Given task:
Set the data down again, exactly as it reads, but without the pictures.

Recorded information:
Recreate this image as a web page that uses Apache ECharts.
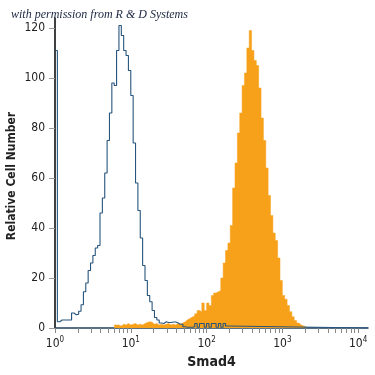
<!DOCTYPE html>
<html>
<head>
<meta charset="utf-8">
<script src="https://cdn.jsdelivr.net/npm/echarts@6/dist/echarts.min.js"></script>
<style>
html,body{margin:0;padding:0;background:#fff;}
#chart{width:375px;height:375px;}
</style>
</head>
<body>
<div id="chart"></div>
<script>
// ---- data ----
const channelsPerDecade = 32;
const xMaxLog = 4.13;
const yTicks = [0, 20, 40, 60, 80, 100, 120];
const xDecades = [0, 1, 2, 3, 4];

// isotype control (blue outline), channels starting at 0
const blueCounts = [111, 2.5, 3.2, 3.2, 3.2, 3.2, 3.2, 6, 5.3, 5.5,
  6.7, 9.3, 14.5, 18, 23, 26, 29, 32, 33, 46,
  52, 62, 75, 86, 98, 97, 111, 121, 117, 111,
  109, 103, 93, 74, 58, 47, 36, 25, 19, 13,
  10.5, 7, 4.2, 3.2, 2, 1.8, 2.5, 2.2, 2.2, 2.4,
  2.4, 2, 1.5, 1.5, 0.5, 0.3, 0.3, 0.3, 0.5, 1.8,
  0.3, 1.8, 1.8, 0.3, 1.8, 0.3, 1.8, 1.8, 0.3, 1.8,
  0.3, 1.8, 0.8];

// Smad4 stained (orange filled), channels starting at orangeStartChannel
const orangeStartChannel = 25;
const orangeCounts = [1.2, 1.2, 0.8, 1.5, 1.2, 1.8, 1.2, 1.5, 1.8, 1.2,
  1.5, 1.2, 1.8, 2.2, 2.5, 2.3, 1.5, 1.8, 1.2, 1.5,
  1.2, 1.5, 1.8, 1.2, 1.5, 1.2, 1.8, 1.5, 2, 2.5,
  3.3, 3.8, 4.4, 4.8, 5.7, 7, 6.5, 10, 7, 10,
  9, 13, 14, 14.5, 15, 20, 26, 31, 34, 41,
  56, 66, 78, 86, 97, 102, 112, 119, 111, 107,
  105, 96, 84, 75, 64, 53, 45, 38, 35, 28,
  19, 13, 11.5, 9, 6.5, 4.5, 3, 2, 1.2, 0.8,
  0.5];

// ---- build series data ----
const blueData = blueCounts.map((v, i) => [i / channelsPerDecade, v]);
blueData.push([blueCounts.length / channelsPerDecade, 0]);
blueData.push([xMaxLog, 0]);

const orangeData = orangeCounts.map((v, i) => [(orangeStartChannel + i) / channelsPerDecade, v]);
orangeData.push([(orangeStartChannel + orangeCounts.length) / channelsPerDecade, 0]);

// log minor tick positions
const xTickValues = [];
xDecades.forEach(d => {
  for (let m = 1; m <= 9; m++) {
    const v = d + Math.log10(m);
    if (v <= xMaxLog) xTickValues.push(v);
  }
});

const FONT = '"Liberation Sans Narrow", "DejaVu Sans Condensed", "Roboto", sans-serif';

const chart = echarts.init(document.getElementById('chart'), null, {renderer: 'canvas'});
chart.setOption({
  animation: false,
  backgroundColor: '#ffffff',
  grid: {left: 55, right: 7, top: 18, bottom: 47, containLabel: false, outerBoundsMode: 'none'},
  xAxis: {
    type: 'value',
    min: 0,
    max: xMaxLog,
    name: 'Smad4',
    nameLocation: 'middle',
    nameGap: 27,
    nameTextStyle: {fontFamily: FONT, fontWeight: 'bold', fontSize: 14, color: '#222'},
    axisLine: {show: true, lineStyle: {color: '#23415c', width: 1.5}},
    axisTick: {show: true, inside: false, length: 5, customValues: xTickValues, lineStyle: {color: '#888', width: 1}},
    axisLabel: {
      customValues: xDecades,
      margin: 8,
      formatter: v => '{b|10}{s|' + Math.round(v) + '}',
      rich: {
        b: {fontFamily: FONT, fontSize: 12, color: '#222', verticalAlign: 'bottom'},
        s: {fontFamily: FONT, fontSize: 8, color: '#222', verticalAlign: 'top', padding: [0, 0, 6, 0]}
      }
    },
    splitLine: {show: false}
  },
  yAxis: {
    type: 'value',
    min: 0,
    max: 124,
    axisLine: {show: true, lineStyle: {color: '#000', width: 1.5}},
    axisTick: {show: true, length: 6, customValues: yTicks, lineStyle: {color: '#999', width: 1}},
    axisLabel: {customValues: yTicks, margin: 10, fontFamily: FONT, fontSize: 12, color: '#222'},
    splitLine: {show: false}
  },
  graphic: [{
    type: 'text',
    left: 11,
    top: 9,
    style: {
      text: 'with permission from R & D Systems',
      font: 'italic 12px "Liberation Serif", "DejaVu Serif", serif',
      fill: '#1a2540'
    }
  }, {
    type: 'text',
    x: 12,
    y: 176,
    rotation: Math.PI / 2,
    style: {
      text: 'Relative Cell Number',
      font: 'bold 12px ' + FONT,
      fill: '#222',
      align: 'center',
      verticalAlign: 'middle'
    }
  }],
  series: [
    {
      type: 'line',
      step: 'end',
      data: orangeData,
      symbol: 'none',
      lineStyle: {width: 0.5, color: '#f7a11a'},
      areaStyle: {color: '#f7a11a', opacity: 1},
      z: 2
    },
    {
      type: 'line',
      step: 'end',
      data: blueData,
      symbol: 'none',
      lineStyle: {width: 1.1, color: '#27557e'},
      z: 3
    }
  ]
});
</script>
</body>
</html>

Complete output:
Recreate this image as a web page that uses Apache ECharts.
<!DOCTYPE html>
<html>
<head>
<meta charset="utf-8">
<script src="https://cdn.jsdelivr.net/npm/echarts@6/dist/echarts.min.js"></script>
<style>
html,body{margin:0;padding:0;background:#fff;}
#chart{width:375px;height:375px;}
</style>
</head>
<body>
<div id="chart"></div>
<script>
// ---- data ----
const channelsPerDecade = 32;
const xMaxLog = 4.13;
const yTicks = [0, 20, 40, 60, 80, 100, 120];
const xDecades = [0, 1, 2, 3, 4];

// isotype control (blue outline), channels starting at 0
const blueCounts = [111, 2.5, 3.2, 3.2, 3.2, 3.2, 3.2, 6, 5.3, 5.5,
  6.7, 9.3, 14.5, 18, 23, 26, 29, 32, 33, 46,
  52, 62, 75, 86, 98, 97, 111, 121, 117, 111,
  109, 103, 93, 74, 58, 47, 36, 25, 19, 13,
  10.5, 7, 4.2, 3.2, 2, 1.8, 2.5, 2.2, 2.2, 2.4,
  2.4, 2, 1.5, 1.5, 0.5, 0.3, 0.3, 0.3, 0.5, 1.8,
  0.3, 1.8, 1.8, 0.3, 1.8, 0.3, 1.8, 1.8, 0.3, 1.8,
  0.3, 1.8, 0.8];

// Smad4 stained (orange filled), channels starting at orangeStartChannel
const orangeStartChannel = 25;
const orangeCounts = [1.2, 1.2, 0.8, 1.5, 1.2, 1.8, 1.2, 1.5, 1.8, 1.2,
  1.5, 1.2, 1.8, 2.2, 2.5, 2.3, 1.5, 1.8, 1.2, 1.5,
  1.2, 1.5, 1.8, 1.2, 1.5, 1.2, 1.8, 1.5, 2, 2.5,
  3.3, 3.8, 4.4, 4.8, 5.7, 7, 6.5, 10, 7, 10,
  9, 13, 14, 14.5, 15, 20, 26, 31, 34, 41,
  56, 66, 78, 86, 97, 102, 112, 119, 111, 107,
  105, 96, 84, 75, 64, 53, 45, 38, 35, 28,
  19, 13, 11.5, 9, 6.5, 4.5, 3, 2, 1.2, 0.8,
  0.5];

// ---- build series data ----
const blueData = blueCounts.map((v, i) => [i / channelsPerDecade, v]);
blueData.push([blueCounts.length / channelsPerDecade, 0]);
blueData.push([xMaxLog, 0]);

const orangeData = orangeCounts.map((v, i) => [(orangeStartChannel + i) / channelsPerDecade, v]);
orangeData.push([(orangeStartChannel + orangeCounts.length) / channelsPerDecade, 0]);

// log minor tick positions
const xTickValues = [];
xDecades.forEach(d => {
  for (let m = 1; m <= 9; m++) {
    const v = d + Math.log10(m);
    if (v <= xMaxLog) xTickValues.push(v);
  }
});

const FONT = '"Liberation Sans Narrow", "DejaVu Sans Condensed", "Roboto", sans-serif';

const chart = echarts.init(document.getElementById('chart'), null, {renderer: 'canvas'});
chart.setOption({
  animation: false,
  backgroundColor: '#ffffff',
  grid: {left: 55, right: 7, top: 18, bottom: 47, containLabel: false, outerBoundsMode: 'none'},
  xAxis: {
    type: 'value',
    min: 0,
    max: xMaxLog,
    name: 'Smad4',
    nameLocation: 'middle',
    nameGap: 27,
    nameTextStyle: {fontFamily: FONT, fontWeight: 'bold', fontSize: 14, color: '#222'},
    axisLine: {show: true, lineStyle: {color: '#23415c', width: 1.5}},
    axisTick: {show: true, inside: false, length: 5, customValues: xTickValues, lineStyle: {color: '#888', width: 1}},
    axisLabel: {
      customValues: xDecades,
      margin: 8,
      formatter: v => '{b|10}{s|' + Math.round(v) + '}',
      rich: {
        b: {fontFamily: FONT, fontSize: 12, color: '#222', verticalAlign: 'bottom'},
        s: {fontFamily: FONT, fontSize: 8, color: '#222', verticalAlign: 'top', padding: [0, 0, 6, 0]}
      }
    },
    splitLine: {show: false}
  },
  yAxis: {
    type: 'value',
    min: 0,
    max: 124,
    axisLine: {show: true, lineStyle: {color: '#000', width: 1.5}},
    axisTick: {show: true, length: 6, customValues: yTicks, lineStyle: {color: '#999', width: 1}},
    axisLabel: {customValues: yTicks, margin: 10, fontFamily: FONT, fontSize: 12, color: '#222'},
    splitLine: {show: false}
  },
  graphic: [{
    type: 'text',
    left: 11,
    top: 9,
    style: {
      text: 'with permission from R & D Systems',
      font: 'italic 12px "Liberation Serif", "DejaVu Serif", serif',
      fill: '#1a2540'
    }
  }, {
    type: 'text',
    x: 12,
    y: 176,
    rotation: Math.PI / 2,
    style: {
      text: 'Relative Cell Number',
      font: 'bold 12px ' + FONT,
      fill: '#222',
      align: 'center',
      verticalAlign: 'middle'
    }
  }],
  series: [
    {
      type: 'line',
      step: 'end',
      data: orangeData,
      symbol: 'none',
      lineStyle: {width: 0.5, color: '#f7a11a'},
      areaStyle: {color: '#f7a11a', opacity: 1},
      z: 2
    },
    {
      type: 'line',
      step: 'end',
      data: blueData,
      symbol: 'none',
      lineStyle: {width: 1.1, color: '#27557e'},
      z: 3
    }
  ]
});
</script>
</body>
</html>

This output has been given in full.